A central question in California’s agricultural history is why the state didn’t grow like the midwestern states, where diversified owner-occupied farms predominated. Many midwestern family farms were born from the Homestead Act signed by Abraham Lincoln in 1862. The Act was intended to promote Jefferson’s dream of widespread ownership of private property, by, in Lincoln’s words, “cutting up the wild lands into parcels, so that every poor man may have a home.” We know that this form of land acquisition was less common and less central in California history than elsewhere. But why did the state’s farming develop so differently? Related questions ask whether the forces leading California to follow a different path slowed its growth over the late nineteenth and early twentieth centuries. And how did (or does) this distinctive history shape the state’s political, social, and economic structure today? How has it affected, perhaps adversely, the welfare of the state’s general populace? In Backcountry Ghosts, historian Josh Sides does not address such questions frontally. Rather, in the manner of Charles Royster’s The Fabulous History of the Dismal Swamp Company, Sides paints a series of small-frame pictures, vignettes that collectively allow one to see into, or at least catch glimpses of, the sweeping dynamics shaping California’s history. The book shows far more than it directly tells.

Backcountry Ghosts is a lively work, filled with remarkable detail about individual California homesteaders. Homesteading has received far less attention in the historiography of California than land monopolization or water grabs, even though roughly 100,000 Californians staked claims under the Homestead Act between 1862 and the late 1930s. Some 60,000 succeeded, acquiring 10 million acres, or about one-tenth of the state’s landmass. Sides redresses this historiographic imbalance.

Backcountry Ghosts is organized geographically. It focuses principally on Southern California during the region’s great land boom in a thirty-year period around the turn of the twentieth century. More than half of the chapters cover the state’s six southern counties, which made up about one-fifth of the homestead entries (see appendix table). The Central Valley, the state’s agricultural “breadbasket,” accounted for a larger share of entries and, according to the book’s very attractive maps, a still larger share of the land claimed. The Central Valley is treated in a single chapter. The text is centered on the Fresno raisin boom and the famous Mussel Slough showdown. The lands drained by the Sacramento River are not really mentioned. The choice to focus on the Southland allows Sides to delve deeply into the local.

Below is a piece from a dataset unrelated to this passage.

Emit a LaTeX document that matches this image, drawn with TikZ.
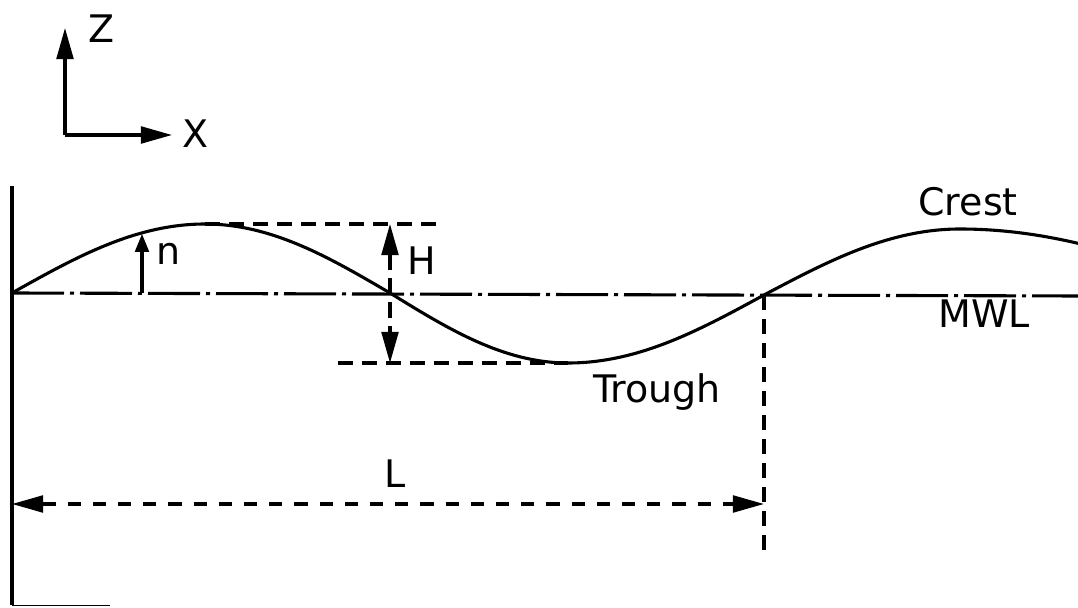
\documentclass[tikz,border=0pt]{standalone}
\usepackage{fontspec}
\setmainfont{DejaVu Sans}
\usetikzlibrary{arrows.meta, positioning}

\begin{document}
\begin{tikzpicture}[
    line width=2.2pt,
    lbl/.style={font=\fontsize{27}{32}\selectfont, inner sep=0pt, anchor=base},
    tip/.tip={Triangle[length=0.78cm, width=0.42cm]},
    axis/.style={-tip},
    mwl/.style={dash pattern=on 1.3cm off 0.15cm on 0.1cm off 0.15cm},
    guide/.style={dash pattern=on 0.38cm off 0.22cm},
    dimH/.style={guide, tip-tip},
    dimL/.style={dash pattern=on 0.33cm off 0.3cm, tip-tip},
    elev/.style={-{Triangle[length=0.45cm, width=0.34cm]}}
  ]
  \useasboundingbox (0,0) rectangle (26.95,15.175);

  % axes
  \coordinate (O) at (1.625,11.8);
  \coordinate (Ztip) at (1.625,14.475);
  \coordinate (Xtip) at (4.3,11.8);
  \draw[axis] (O) -- (Ztip);
  \draw[axis] (O) -- (Xtip);
  \node[lbl] (Z) at (2.55,14.1) {Z};
  \node[lbl] (X) at (4.875,11.475) {X};

  % wall
  \coordinate (wtop) at (0.3,10.525);
  \coordinate (wbot) at (0.3,0.04);
  \coordinate (wfoot) at (2.75,0.04);
  \draw (wtop) -- (wbot);
  \draw[line width=1pt] (wbot) -- (wfoot);

  % still water level
  \coordinate (m0) at (0.3,7.85);
  \coordinate (m1) at (26.95,7.775);
  \draw[mwl] (m0) -- (m1);

  % wave profile
  \coordinate (c1) at (5.125,9.575);
  \coordinate (d1) at (9.75,7.85);
  \coordinate (t1) at (14.2,6.1);
  \coordinate (u1) at (19.1,7.8);
  \coordinate (c2) at (24.0,9.45);
  \coordinate (wend) at (30.9,7.8);
  \begin{scope}
    \clip (0,0) rectangle (26.95,15.175);
    \draw (m0) sin (c1) cos (d1) sin (t1) cos (u1) sin (c2) cos (wend);
  \end{scope}

  % elevation
  \coordinate (n0) at (3.55,7.85);
  \coordinate (n1) at (3.55,9.33);
  \draw[elev] (n0) -- (n1);
  \node[lbl] (eta) at (4.225,8.55) {n};

  % height
  \coordinate (hc) at (11.0,9.575);
  \coordinate (ht) at (8.45,6.1);
  \coordinate (Htop) at (9.75,9.575);
  \coordinate (Hbot) at (9.75,6.1);
  \draw[guide] (c1) -- (hc);
  \draw[guide] (ht) -- (t1);
  \draw[dimH] (Htop) -- (Hbot);
  \node[lbl] (H) at (10.55,8.3) {H};

  % length
  \coordinate (ubot) at (19.1,1.375);
  \coordinate (La) at (0.3,2.575);
  \coordinate (Lb) at (19.1,2.575);
  \draw[guide] (u1) -- (ubot);
  \draw[dimL] (La) -- (Lb);
  \node[lbl] (L) at (9.875,2.975) {L};

  \node[lbl] (crest) at (24.2,9.775) {Crest};
  \node[lbl] (swl) at (24.6,6.975) {MWL};
  \node[lbl] (trough) at (16.425,5.1) {Trough};
\end{tikzpicture}
\end{document}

The book conveys vivid stories in intensively researched and well-written passages, introducing many fascinating characters from diverse backgrounds. Sides colorfully recounts their struggles to make a home and living in a strange environment, in places beautiful and varied, ranging from hostile to Edenic. This is essentially a volume of short stories about seventy-plus fairly ordinary people, most of whom you have never heard of and will never hear of again. One shoots a California grizzly; one survives Mount Lassen’s eruption; one raises poultry; another strikes it rich with oil—and they all homestead. Some of these tales could be made into movies in their own right, yet the total becomes more than its parts. Sides selects a very diverse group, including women, men, formerly enslaved African Americans, Californios and their children, white migrants from other states, and immigrants from Europe (Asian immigrants are missing, due to the prevailing discriminatory legislation). As a social scientist, I wonder whether Sides’s sample is statistically representative of California homesteaders as a whole; I also wonder how these homesteaders’ experiences compare to those of homesteaders elsewhere. That said, I marvel at Sides’s historical skill in bringing this very diverse collection of “backcountry ghosts” alive.

The conflicts over land titles, water rights, farm labor, and credit come to the fore in these stories. The wealthy and powerful often prevail, through means both legal and illegal, over the struggling homesteaders. One does not have a sense of historical California as a land where the impartial rule of law held much sway. In Sides’s account, the homesteaders are on the margins, seeking a small plot of land on the fringes, a weedy patch down a dusty road, perhaps in a hidden valley. On their own piece of paradise, they will build a ramshackle home and endure. But this may be a truer picture in the hinterlands of Los Angeles County than in the orchard belts of the Central Valley. Unlike their midwestern counterparts, Sides’s homesteaders settle away from the centers of economic activity, away even from the centers of agricultural production. They are swept up in, but do not drive, the political and institutional changes transforming the Golden State. Sides masterfully surveys the numerous land and water laws, court decisions, and wider social changes. But he uses the individual and the local to advance his story of the homesteaders haunting California’s hinterlands, pursuing dubious dreams of a place of their own.